The newest technology in card design is what is known as Radio Frequency Identification, or RFID for short. While this technology brings with it faster, more convenient transactions, it also brings about new ways in which criminals can access and steal your private information. But, how do they go about getting into these chips? Well, let’s first talk about what RFID technology is, then we can go into how thieves can exploit this tech for their own gains.
So, What Is RFID and how Does it Work?
The technology behind RFID chips is the next step in the evolution of card-based transactions. It is a safer way to store information than its predecessor, the magnetic strip.
Magnetic strips were the standard method of storing the information in cards, up until recently, using magnetic fields to arrange iron or other magnetic substances inside the strip in such a way that the magnetic contact reader could decode into the information. One of the biggest flaws of this technology is how easily these strips can be completely erased if the person carrying the card accidentally got it too close to a powerful enough magnetic source, thereby, rendering the card useless unless it is either replaced or reprogrammed.
RFID chips, on the other hand, are completely safe from being erased in such a way.
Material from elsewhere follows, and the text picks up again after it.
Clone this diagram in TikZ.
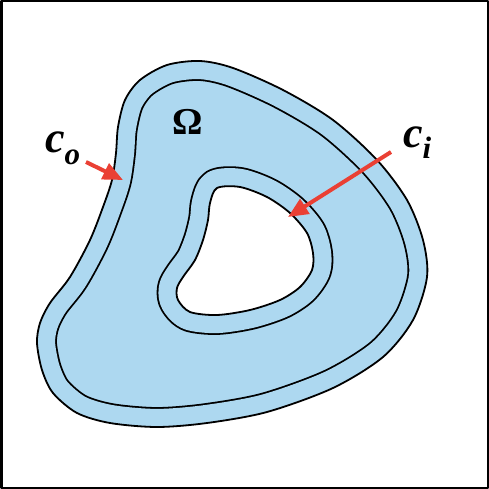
\documentclass[tikz,border=0pt]{standalone}
\usepackage{fontspec}
\setmainfont{Liberation Serif}
\usetikzlibrary{arrows.meta}

\definecolor{regionblue}{RGB}{173,216,240}
\definecolor{arrowred}{RGB}{234,64,52}

\def\outerpath{plot[smooth cycle] coordinates {(37,343) (42,370) (53,393) (77,413)
  (110,423) (157,427) (207,423) (267,412) (333,388) (383,357) (413,320) (427,277)
  (423,240) (407,200) (377,160) (333,120) (283,90) (233,68) (200,61) (167,65)
  (140,80) (125,100) (118,127) (116,153) (112,180) (103,207) (90,240) (70,277)
  (50,303) (40,323)}}
\def\holepath{plot[smooth cycle] coordinates {(217,188) (240,187) (267,197) (290,213)
  (307,233) (313,253) (312,270) (300,287) (280,300) (250,310) (217,315) (190,312)
  (178,300) (177,288) (183,277) (195,260) (203,240) (208,220) (210,203)}}

\begin{document}
\begin{tikzpicture}[x=1pt, y=-1pt, line join=round,
    pointer/.style={arrowred, line width=4pt, -{Triangle[length=20pt, width=17pt]}},
    curvelabel/.style={inner sep=0pt, anchor=base west, font=\fontsize{44}{44}\selectfont\bfseries\itshape}]
  \useasboundingbox (0,0) rectangle (489,489);
  % outer curve with its inner parallel
  \begin{scope}
    \clip \outerpath;
    \fill[regionblue] (0,0) rectangle (489,489);
    \draw[line width=39.8pt] \outerpath;
    \draw[regionblue, line width=36.2pt] \outerpath;
  \end{scope}
  \draw[line width=1.8pt] \outerpath;
  % hole with its outer parallel
  \draw[line width=39.8pt] \holepath;
  \draw[regionblue, line width=36.2pt] \holepath;
  \fill[white] \holepath;
  \draw[line width=1.8pt] \holepath;
  \draw[line width=2.5pt] (1.25,1.25) rectangle (487.75,487.75);
  % labels
  \node[inner sep=0pt, anchor=base, font=\fontsize{38}{38}\selectfont\bfseries] (omega) at (188,135) {Ω};
  \node[curvelabel] (co) at (45,153) {c\raisebox{-12pt}{\fontsize{31}{31}\selectfont o}};
  \node[curvelabel] (ci) at (403,147) {c\raisebox{-11pt}{\fontsize{31}{31}\selectfont i}};
  \coordinate (cotail) at (86,162);
  \coordinate (cotip) at (123,180);
  \coordinate (citail) at (391,152);
  \coordinate (citip) at (288,217);
  \draw[pointer] (cotail) -- (cotip);
  \draw[pointer] (citail) -- (citip);
\end{tikzpicture}
\end{document}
They are solid-state chips, meaning they have no moving parts at all, and simply store the information required. They have built-in antennas that allow them to communicate with contactless card readers via radio signals when the chip is powered by electromagnetic energy produced by the reader device. And this is all done without any contact having even been made between the chip and the chip reader.
So, Where Is the Danger?
The danger in the RFID chips comes from the exploitation of the way the chips work. Their use of radio and electromagnetic frequencies for remote communication with their readers. Even scarier is the fact that if you were to become a victim of one of these types of crimes, you wouldn't even be aware until after the possibly serious damage has already happened.
A scammer can simply create or even buy an RFID card scanner and modify it to greatly increase the range at which it functions. An increase in the electromagnetic field is all it takes to reach several feet away to activate and access cards in any unprotected wallet. That will cause the card chips to activate and essentially broadcast out their stored information through radio frequencies, which can be recorded with the same scanning device—all without any type of warning whatsoever to you.
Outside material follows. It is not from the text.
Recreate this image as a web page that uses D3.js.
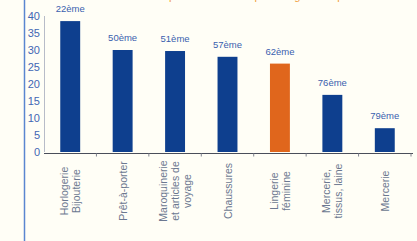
<!DOCTYPE html>
<html>
<head>
<meta charset="utf-8">
<script src="https://cdn.jsdelivr.net/npm/d3@7/dist/d3.min.js"></script>
<style>
  html, body { margin: 0; padding: 0; background: #fffef6; }
  svg { display: block; }
</style>
</head>
<body>
<svg id="chart" width="417" height="241"></svg>
<script>
// données
var categories = [
  ["Horlogerie", "Bijouterie"],
  ["Prêt-à-porter"],
  ["Maroquinerie", "et articles de", "voyage"],
  ["Chaussures"],
  ["Lingerie", "féminine"],
  ["Mercerie,", "tissus, laine"],
  ["Mercerie"]
];
var values = [38.5, 30, 29.7, 28, 26, 16.8, 7];
var ranks = ["22ème", "50ème", "51ème", "57ème", "62ème", "76ème", "79ème"];
var yTicks = [0, 5, 10, 15, 20, 25, 30, 35, 40];

var svg = d3.select("#chart");
var W = 417, H = 241;

svg.append("rect").attr("width", W).attr("height", H).attr("fill", "#fffef6");

// cadre bleu à gauche
svg.append("line")
  .attr("x1", 24.5).attr("x2", 24.5).attr("y1", 0).attr("y2", H)
  .attr("stroke", "#5a86d0").attr("stroke-width", 1.5);

// titre coupé en haut (seul le bas des lettres est visible)
svg.append("text")
  .attr("x", 265).attr("y", -0.5).attr("text-anchor", "middle")
  .attr("font-family", "Liberation Sans, Arial, sans-serif")
  .attr("font-size", 11).attr("fill", "#f0a040")
  .text("Le poids des ventes par catégorie de produits");

var x = d3.scaleBand()
  .domain(d3.range(categories.length))
  .range([44, 411])
  .paddingInner(0.62).paddingOuter(0.31);

var y = d3.scaleLinear().domain([0, 40]).range([152, 16]);

// axe y
svg.append("line")
  .attr("x1", 44.5).attr("x2", 44.5).attr("y1", y(40)).attr("y2", y(0))
  .attr("stroke", "#b8bcc8").attr("stroke-width", 1);

svg.selectAll(".ytick")
  .data(yTicks)
  .enter().append("text")
  .attr("class", "ytick")
  .attr("x", 40).attr("y", function(d){ return y(d) + 3.5; })
  .attr("text-anchor", "end")
  .attr("font-family", "Liberation Sans Narrow, Arial Narrow, sans-serif")
  .attr("font-size", 11)
  .attr("fill", "#3f66b4")
  .text(function(d){ return d; });

// barres
svg.selectAll(".bar")
  .data(values)
  .enter().append("rect")
  .attr("class", "bar")
  .attr("x", function(d, i){ return x(i); })
  .attr("y", function(d){ return y(d); })
  .attr("width", x.bandwidth())
  .attr("height", function(d){ return y(0) - y(d); })
  .attr("fill", function(d, i){ return i === 4 ? "#e0661c" : "#0e3f8e"; });

// rangs
svg.selectAll(".rank")
  .data(ranks)
  .enter().append("text")
  .attr("class", "rank")
  .attr("x", function(d, i){ return x(i) + x.bandwidth() / 2; })
  .attr("y", function(d, i){ return y(values[i]) - 9; })
  .attr("text-anchor", "middle")
  .attr("font-family", "Liberation Sans Narrow, Arial Narrow, sans-serif")
  .attr("font-size", 9.5)
  .attr("fill", "#3a5fae")
  .text(function(d){ return d; });

// axe x
var step = x.step();
svg.append("line")
  .attr("x1", 44).attr("x2", 413).attr("y1", 153.5).attr("y2", 153.5)
  .attr("stroke", "#4a4e5a").attr("stroke-width", 1.2);

svg.selectAll(".xtick")
  .data(d3.range(categories.length))
  .enter().append("line")
  .attr("class", "xtick")
  .attr("x1", function(i){ return x(i) + x.bandwidth() / 2 + step / 2; })
  .attr("x2", function(i){ return x(i) + x.bandwidth() / 2 + step / 2; })
  .attr("y1", 153.5).attr("y2", 156.5)
  .attr("stroke", "#80848f");

// libellés verticaux
var labels = svg.selectAll(".cat")
  .data(categories)
  .enter().append("text")
  .attr("class", "cat")
  .attr("transform", function(d, i){
    var cx = x(i) + x.bandwidth() / 2;
    return "translate(" + cx + ",191) rotate(-90)";
  })
  .attr("text-anchor", "middle")
  .attr("font-family", "Liberation Sans, Arial, sans-serif")
  .attr("font-size", 10.5)
  .attr("fill", "#6c7890");

labels.each(function(d){
  var t = d3.select(this);
  var n = d.length, lh = 12;
  d.forEach(function(line, k){
    t.append("tspan")
      .attr("x", 0)
      .attr("y", (k - (n - 1) / 2) * lh + 4)
      .text(line);
  });
});
</script>
</body>
</html>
You would have absolutely no idea anything had even taken place until days or weeks later when your cards are being used by someone else and when your name and information start popping up on new credit checks and card applications that you never asked for. By then, you will be in for one major headache trying to get it all sorted back out and recover your personal data.
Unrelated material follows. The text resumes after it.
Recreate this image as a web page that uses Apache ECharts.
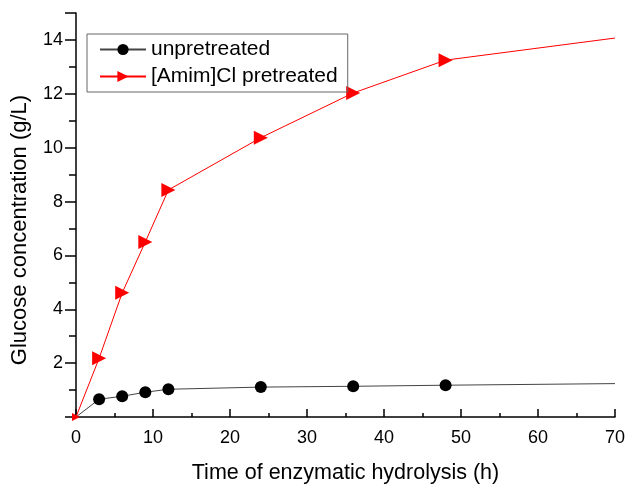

How Would an RFID Cardholder Help Avoid That Possibility?
RFID cardholders are called such because they are specifically designed with the purpose of safeguarding your cards in mind. The energy waves that scammers use to access these chips in cards may be invisible, but it is not unstoppable. By borrowing an idea from science known as a Faraday cage, wallet manufacturers have come up with a solution to this problem that they refer to as RFID blocking technology.
In a nutshell, RFID blocking is done by making the frames of the cardholder, or indeed, the entire cardholder out of a metal that will absorb and dissipate energy waves across its own surface, as opposed to letting it get through. By doing so, the electromagnetic fields generated by the card skimming devices are completely unable to reach the chip. Due to the way they function, that makes the chip unable to communicate its information with the power provided by the electromagnetic field. If the cards can’t be activated, there is no way to read the information. And even if the field could penetrate the shell of the cage, the radio frequencies sent back from the card would be even less likely to break through and return.
So, not only does the blocking tech work to help stop the unknown access, it makes it virtually impossible, allowing you to be free from the worry of having the highly sensitive information hijacked and turning everything upside down. And since protecting this information is one of the more vital security measures you can take, it only makes sense to add this passive technology into your arsenal in the fight against fraud and identity theft.
Do They Work, or Don’t They?
When considering whether or not RFID cardholders work, the only logical conclusion is that they absolutely do serve their intended security purpose, and they do it well. By keeping the activating electromagnetic field from even reaching the cards, the holder completely negates the possibility of them being skimmed remotely without your knowledge or consent. The last time we checked the math, zero possibility was just about as safe as you can get.
People spend vast amounts of time and money attempting to recover their lives after it has been wrecked by a scammer who managed to gain access to their personal information. It’s the type of situation that absolutely nobody wants to have to deal with. So, isn't it worth at least looking into something so simple that you can do to help protect yourself from becoming another in an ever-growing community of people who have fallen prey to fraud and identity theft?
You may have heard the old saying that “it's better to have it and not need it than to need it and not have it.” It basically means that when you have the option to plan ahead for any eventuality, it is never a bad idea to do just that. Even if you aren’t familiar, this type of situation is exactly the sort of “just in case” scenario that it is referring to. If you ever come across someone with a skimming device, you can either never even need to know, or you can deal with the easily avoidable catastrophe that can ensue after having your information stolen.
Ultimately, the choice is up to each individual whether to use an RFID cardholder for their everyday card-carrying device. But, with so much at stake in the event that you become a victim, it will be a protection that you won’t even realize how glad you are to have had in place beforehand. Get ahead of the problems, and secure your finances.